▸ Requirement:
Every entry must be repeated exactly. Exclude all pictures.
=== Information supplied ===
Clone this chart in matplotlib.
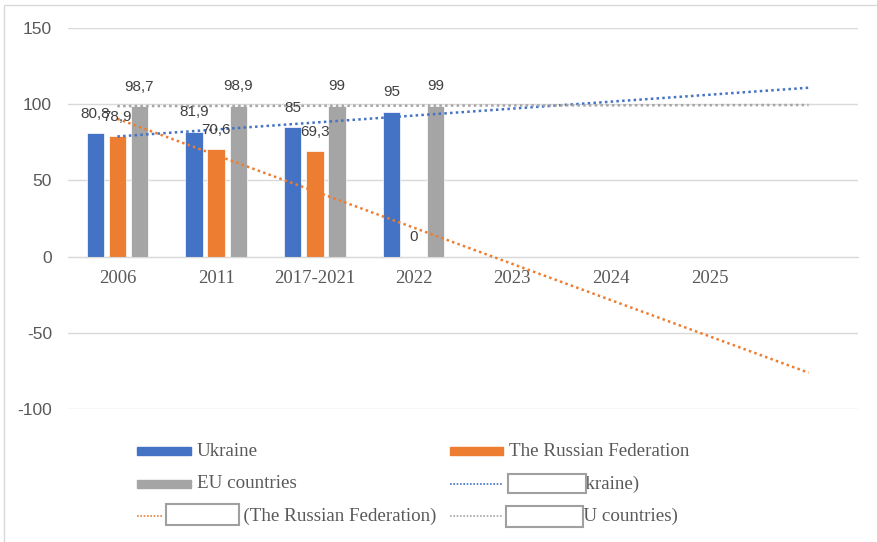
import numpy as np
import matplotlib
matplotlib.use("Agg")
import matplotlib.pyplot as plt
from matplotlib.patches import Rectangle
from matplotlib.lines import Line2D

plt.rcParams["axes.unicode_minus"] = False

# data
categories = ["2006", "2011", "2017-2021", "2022", "2023", "2024", "2025", ""]
ukraine = [80.8, 81.9, 85, 95]
russia = [78.9, 70.6, 69.3, 0]
eu = [98.7, 98.9, 99, 99]
series_names = ["Ukraine", "The Russian Federation", "EU countries"]
trend_names = ["Linear (Ukraine)", "Linear (The Russian Federation)", "Linear (EU countries)"]

colors = ["#4472C4", "#ED7D31", "#A5A5A5"]
W, H = 877, 542

def fx(px):
    return px / W

def fy(py):
    return 1 - py / H

def fmt(v):
    s = ("%g" % v)
    return s.replace(".", ",")

fig = plt.figure(figsize=(W / 100, H / 100), dpi=100)
ax = fig.add_axes([fx(68), fy(409), fx(858) - fx(68), fy(28) - fy(409)])

# move category axis to zero first (this resets the x ticks)
for s in ["top", "right", "left"]:
    ax.spines[s].set_visible(False)
ax.spines["bottom"].set_position(("data", 0))
ax.spines["bottom"].set_color("#D9D9D9")

x = np.arange(len(categories))
bw = 0.175
off = 0.223
all_series = [ukraine, russia, eu]
for i, vals in enumerate(all_series):
    xs = np.arange(len(vals)) + (i - 1) * off
    ax.bar(xs, vals, width=bw, color=colors[i], edgecolor="white", linewidth=0.5, zorder=2)
    for xx, v in zip(xs, vals):
        ax.annotate(fmt(v), (xx, v), xytext=(0, 14), textcoords="offset points",
                    ha="center", va="center", fontsize=11, color="#404040",
                    family="Liberation Sans", zorder=5)

# linear trendlines, forecast forward to the last slot
xt = np.array([0, len(categories) - 1])
for i, vals in enumerate(all_series):
    k, b = np.polyfit(np.arange(len(vals)), vals, 1)
    ax.plot(xt, k * xt + b, color=colors[i], linestyle=(0, (1, 1.3)), linewidth=1.8, zorder=3)

ax.set_xlim(-0.5, len(categories) - 0.5)
ax.set_ylim(-100, 150)
ax.set_yticks([-100, -50, 0, 50, 100, 150])
ax.set_xticks(x)
ax.set_xticklabels(categories, family="Liberation Serif", fontsize=13.5, color="#595959")
for t in ax.get_yticklabels():
    t.set_family("Liberation Sans")
    t.set_fontsize(12.5)
    t.set_color("#595959")
ax.tick_params(axis="x", length=0, pad=10)
ax.tick_params(axis="y", length=0, pad=11.5)
ax.grid(axis="y", color="#D9D9D9", linewidth=1, zorder=0)
ax.set_axisbelow(True)

# legend drawn by hand (excel layout)
leg_font = dict(family="Liberation Serif", fontsize=13.7, color="#595959", va="center", ha="left")
rows = [451, 484, 516]
# bar entries
entries = [(137, 191, rows[0], 0), (450, 503, rows[0], 1), (137, 191, rows[1], 2)]
for x0, x1, yy, i in entries:
    fig.patches.append(Rectangle((fx(x0), fy(yy + 4)), fx(x1) - fx(x0), fy(yy - 4) - fy(yy + 4),
                                 transform=fig.transFigure, color=colors[i]))
    fig.text(fx(x1 + 6), fy(yy), series_names[i], **leg_font)
# trendline entries
tr_entries = [(450, 503, rows[1], 0, 511), (137, 163, rows[2], 1, 189), (450, 503, rows[2], 2, 511)]
for x0, x1, yy, i, tx in tr_entries:
    fig.lines.append(Line2D([fx(x0), fx(x1)], [fy(yy), fy(yy)], transform=fig.transFigure,
                            color=colors[i], linestyle=(0, (1, 1)), linewidth=1.2))
    fig.text(fx(tx), fy(yy), trend_names[i], **leg_font)

# the white boxes covering part of the labels
boxes = [(508, 474, 586, 493), (166, 504, 239, 525), (506, 506, 583, 527)]
for x0, y0, x1, y1 in boxes:
    fig.patches.append(Rectangle((fx(x0), fy(y1)), fx(x1) - fx(x0), fy(y0) - fy(y1),
                                 transform=fig.transFigure, facecolor="white",
                                 edgecolor="#A0A0A0", linewidth=1.5, zorder=10))

# chart border (only top/left visible)
fig.patches.append(Rectangle((fx(4), fy(560)), fx(900), fy(5) - fy(560), transform=fig.transFigure,
                             fill=False, edgecolor="#D9D9D9", linewidth=1))

fig.savefig("out.png", dpi=100)
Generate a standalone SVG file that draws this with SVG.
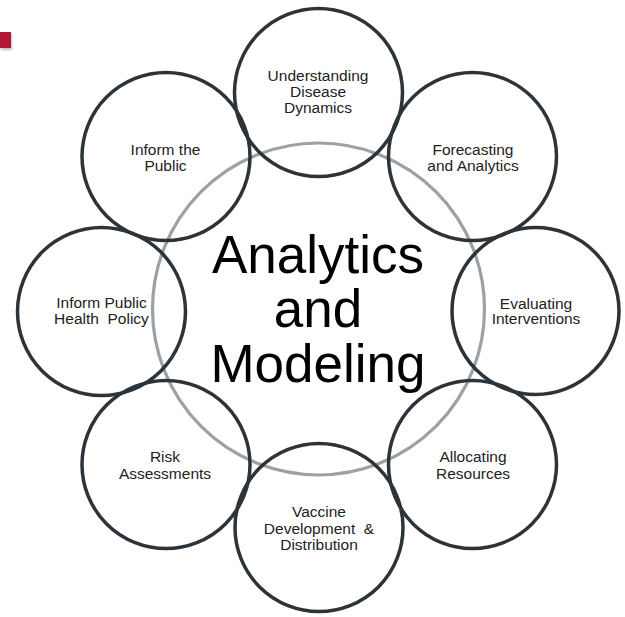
<svg xmlns="http://www.w3.org/2000/svg" width="625" height="617" viewBox="0 0 625 617">
<defs>
<style>
.ring{fill:none;stroke:#2c3339;stroke-width:3.5}
.core{fill:none;stroke:#9da1a3;stroke-width:3.2}
.lbl{font-family:"Liberation Sans",Arial,sans-serif;font-size:15.5px;fill:#222;text-anchor:middle}
.big{font-family:"Liberation Sans",Arial,sans-serif;font-size:53px;fill:#000;text-anchor:middle}
</style>
<filter id="sh" x="-50%" y="-50%" width="200%" height="200%"><feDropShadow dx="1" dy="2" stdDeviation="1.2" flood-color="#000" flood-opacity="0.25"/></filter>
</defs>
<rect width="625" height="617" fill="#fff"/>
<rect x="0" y="32" width="11" height="16" fill="#b31238" filter="url(#sh)"/>
<g id="core">
<circle class="core" cx="318.5" cy="309" r="166"/>
<text class="big" x="318" y="273">Analytics</text>
<text class="big" x="318" y="327">and</text>
<text class="big" x="318" y="382">Modeling</text>
</g>
<g id="connectors"></g>
<g id="n-understanding">
<circle class="ring" cx="318.5" cy="92.5" r="84"/>
<text class="lbl" x="318" y="81">Understanding</text>
<text class="lbl" x="318" y="97">Disease</text>
<text class="lbl" x="318" y="113">Dynamics</text>
</g>
<g id="n-forecasting">
<circle class="ring" cx="472.5" cy="156.5" r="84"/>
<text class="lbl" x="473" y="154.5">Forecasting</text>
<text class="lbl" x="473" y="170.5">and Analytics</text>
</g>
<g id="n-evaluating">
<circle class="ring" cx="535.5" cy="311" r="83.5"/>
<text class="lbl" x="536" y="308.5">Evaluating</text>
<text class="lbl" x="536" y="324">Interventions</text>
</g>
<g id="n-allocating">
<circle class="ring" cx="472.5" cy="464.5" r="84"/>
<text class="lbl" x="473" y="462">Allocating</text>
<text class="lbl" x="473" y="478.5">Resources</text>
</g>
<g id="n-vaccine">
<circle class="ring" cx="319" cy="527.5" r="84"/>
<text class="lbl" x="319" y="517">Vaccine</text>
<text class="lbl" x="319" y="533.5" xml:space="preserve">Development  &amp;</text>
<text class="lbl" x="319" y="550">Distribution</text>
</g>
<g id="n-risk">
<circle class="ring" cx="166" cy="464.5" r="84"/>
<text class="lbl" x="165" y="462">Risk</text>
<text class="lbl" x="165" y="478.5">Assessments</text>
</g>
<g id="n-policy">
<circle class="ring" cx="101.5" cy="311.5" r="84"/>
<text class="lbl" x="101.5" y="307.5">Inform Public</text>
<text class="lbl" x="101.5" y="324" xml:space="preserve">Health  Policy</text>
</g>
<g id="n-public">
<circle class="ring" cx="166" cy="156.5" r="84"/>
<text class="lbl" x="165.5" y="154.5">Inform the</text>
<text class="lbl" x="165.5" y="171">Public</text>
</g>
</svg>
===
▸ Correct answer:
Clone this chart in matplotlib.
import numpy as np
import matplotlib
matplotlib.use("Agg")
import matplotlib.pyplot as plt
from matplotlib.patches import Rectangle
from matplotlib.lines import Line2D

plt.rcParams["axes.unicode_minus"] = False

# data
categories = ["2006", "2011", "2017-2021", "2022", "2023", "2024", "2025", ""]
ukraine = [80.8, 81.9, 85, 95]
russia = [78.9, 70.6, 69.3, 0]
eu = [98.7, 98.9, 99, 99]
series_names = ["Ukraine", "The Russian Federation", "EU countries"]
trend_names = ["Linear (Ukraine)", "Linear (The Russian Federation)", "Linear (EU countries)"]

colors = ["#4472C4", "#ED7D31", "#A5A5A5"]
W, H = 877, 542

def fx(px):
    return px / W

def fy(py):
    return 1 - py / H

def fmt(v):
    s = ("%g" % v)
    return s.replace(".", ",")

fig = plt.figure(figsize=(W / 100, H / 100), dpi=100)
ax = fig.add_axes([fx(68), fy(409), fx(858) - fx(68), fy(28) - fy(409)])

# move category axis to zero first (this resets the x ticks)
for s in ["top", "right", "left"]:
    ax.spines[s].set_visible(False)
ax.spines["bottom"].set_position(("data", 0))
ax.spines["bottom"].set_color("#D9D9D9")

x = np.arange(len(categories))
bw = 0.175
off = 0.223
all_series = [ukraine, russia, eu]
for i, vals in enumerate(all_series):
    xs = np.arange(len(vals)) + (i - 1) * off
    ax.bar(xs, vals, width=bw, color=colors[i], edgecolor="white", linewidth=0.5, zorder=2)
    for xx, v in zip(xs, vals):
        ax.annotate(fmt(v), (xx, v), xytext=(0, 14), textcoords="offset points",
                    ha="center", va="center", fontsize=11, color="#404040",
                    family="Liberation Sans", zorder=5)

# linear trendlines, forecast forward to the last slot
xt = np.array([0, len(categories) - 1])
for i, vals in enumerate(all_series):
    k, b = np.polyfit(np.arange(len(vals)), vals, 1)
    ax.plot(xt, k * xt + b, color=colors[i], linestyle=(0, (1, 1.3)), linewidth=1.8, zorder=3)

ax.set_xlim(-0.5, len(categories) - 0.5)
ax.set_ylim(-100, 150)
ax.set_yticks([-100, -50, 0, 50, 100, 150])
ax.set_xticks(x)
ax.set_xticklabels(categories, family="Liberation Serif", fontsize=13.5, color="#595959")
for t in ax.get_yticklabels():
    t.set_family("Liberation Sans")
    t.set_fontsize(12.5)
    t.set_color("#595959")
ax.tick_params(axis="x", length=0, pad=10)
ax.tick_params(axis="y", length=0, pad=11.5)
ax.grid(axis="y", color="#D9D9D9", linewidth=1, zorder=0)
ax.set_axisbelow(True)

# legend drawn by hand (excel layout)
leg_font = dict(family="Liberation Serif", fontsize=13.7, color="#595959", va="center", ha="left")
rows = [451, 484, 516]
# bar entries
entries = [(137, 191, rows[0], 0), (450, 503, rows[0], 1), (137, 191, rows[1], 2)]
for x0, x1, yy, i in entries:
    fig.patches.append(Rectangle((fx(x0), fy(yy + 4)), fx(x1) - fx(x0), fy(yy - 4) - fy(yy + 4),
                                 transform=fig.transFigure, color=colors[i]))
    fig.text(fx(x1 + 6), fy(yy), series_names[i], **leg_font)
# trendline entries
tr_entries = [(450, 503, rows[1], 0, 511), (137, 163, rows[2], 1, 189), (450, 503, rows[2], 2, 511)]
for x0, x1, yy, i, tx in tr_entries:
    fig.lines.append(Line2D([fx(x0), fx(x1)], [fy(yy), fy(yy)], transform=fig.transFigure,
                            color=colors[i], linestyle=(0, (1, 1)), linewidth=1.2))
    fig.text(fx(tx), fy(yy), trend_names[i], **leg_font)

# the white boxes covering part of the labels
boxes = [(508, 474, 586, 493), (166, 504, 239, 525), (506, 506, 583, 527)]
for x0, y0, x1, y1 in boxes:
    fig.patches.append(Rectangle((fx(x0), fy(y1)), fx(x1) - fx(x0), fy(y0) - fy(y1),
                                 transform=fig.transFigure, facecolor="white",
                                 edgecolor="#A0A0A0", linewidth=1.5, zorder=10))

# chart border (only top/left visible)
fig.patches.append(Rectangle((fx(4), fy(560)), fx(900), fy(5) - fy(560), transform=fig.transFigure,
                             fill=False, edgecolor="#D9D9D9", linewidth=1))

fig.savefig("out.png", dpi=100)
Generate a standalone SVG file that draws this with SVG.
<svg xmlns="http://www.w3.org/2000/svg" width="625" height="617" viewBox="0 0 625 617">
<defs>
<style>
.ring{fill:none;stroke:#2c3339;stroke-width:3.5}
.core{fill:none;stroke:#9da1a3;stroke-width:3.2}
.lbl{font-family:"Liberation Sans",Arial,sans-serif;font-size:15.5px;fill:#222;text-anchor:middle}
.big{font-family:"Liberation Sans",Arial,sans-serif;font-size:53px;fill:#000;text-anchor:middle}
</style>
<filter id="sh" x="-50%" y="-50%" width="200%" height="200%"><feDropShadow dx="1" dy="2" stdDeviation="1.2" flood-color="#000" flood-opacity="0.25"/></filter>
</defs>
<rect width="625" height="617" fill="#fff"/>
<rect x="0" y="32" width="11" height="16" fill="#b31238" filter="url(#sh)"/>
<g id="core">
<circle class="core" cx="318.5" cy="309" r="166"/>
<text class="big" x="318" y="273">Analytics</text>
<text class="big" x="318" y="327">and</text>
<text class="big" x="318" y="382">Modeling</text>
</g>
<g id="connectors"></g>
<g id="n-understanding">
<circle class="ring" cx="318.5" cy="92.5" r="84"/>
<text class="lbl" x="318" y="81">Understanding</text>
<text class="lbl" x="318" y="97">Disease</text>
<text class="lbl" x="318" y="113">Dynamics</text>
</g>
<g id="n-forecasting">
<circle class="ring" cx="472.5" cy="156.5" r="84"/>
<text class="lbl" x="473" y="154.5">Forecasting</text>
<text class="lbl" x="473" y="170.5">and Analytics</text>
</g>
<g id="n-evaluating">
<circle class="ring" cx="535.5" cy="311" r="83.5"/>
<text class="lbl" x="536" y="308.5">Evaluating</text>
<text class="lbl" x="536" y="324">Interventions</text>
</g>
<g id="n-allocating">
<circle class="ring" cx="472.5" cy="464.5" r="84"/>
<text class="lbl" x="473" y="462">Allocating</text>
<text class="lbl" x="473" y="478.5">Resources</text>
</g>
<g id="n-vaccine">
<circle class="ring" cx="319" cy="527.5" r="84"/>
<text class="lbl" x="319" y="517">Vaccine</text>
<text class="lbl" x="319" y="533.5" xml:space="preserve">Development  &amp;</text>
<text class="lbl" x="319" y="550">Distribution</text>
</g>
<g id="n-risk">
<circle class="ring" cx="166" cy="464.5" r="84"/>
<text class="lbl" x="165" y="462">Risk</text>
<text class="lbl" x="165" y="478.5">Assessments</text>
</g>
<g id="n-policy">
<circle class="ring" cx="101.5" cy="311.5" r="84"/>
<text class="lbl" x="101.5" y="307.5">Inform Public</text>
<text class="lbl" x="101.5" y="324" xml:space="preserve">Health  Policy</text>
</g>
<g id="n-public">
<circle class="ring" cx="166" cy="156.5" r="84"/>
<text class="lbl" x="165.5" y="154.5">Inform the</text>
<text class="lbl" x="165.5" y="171">Public</text>
</g>
</svg>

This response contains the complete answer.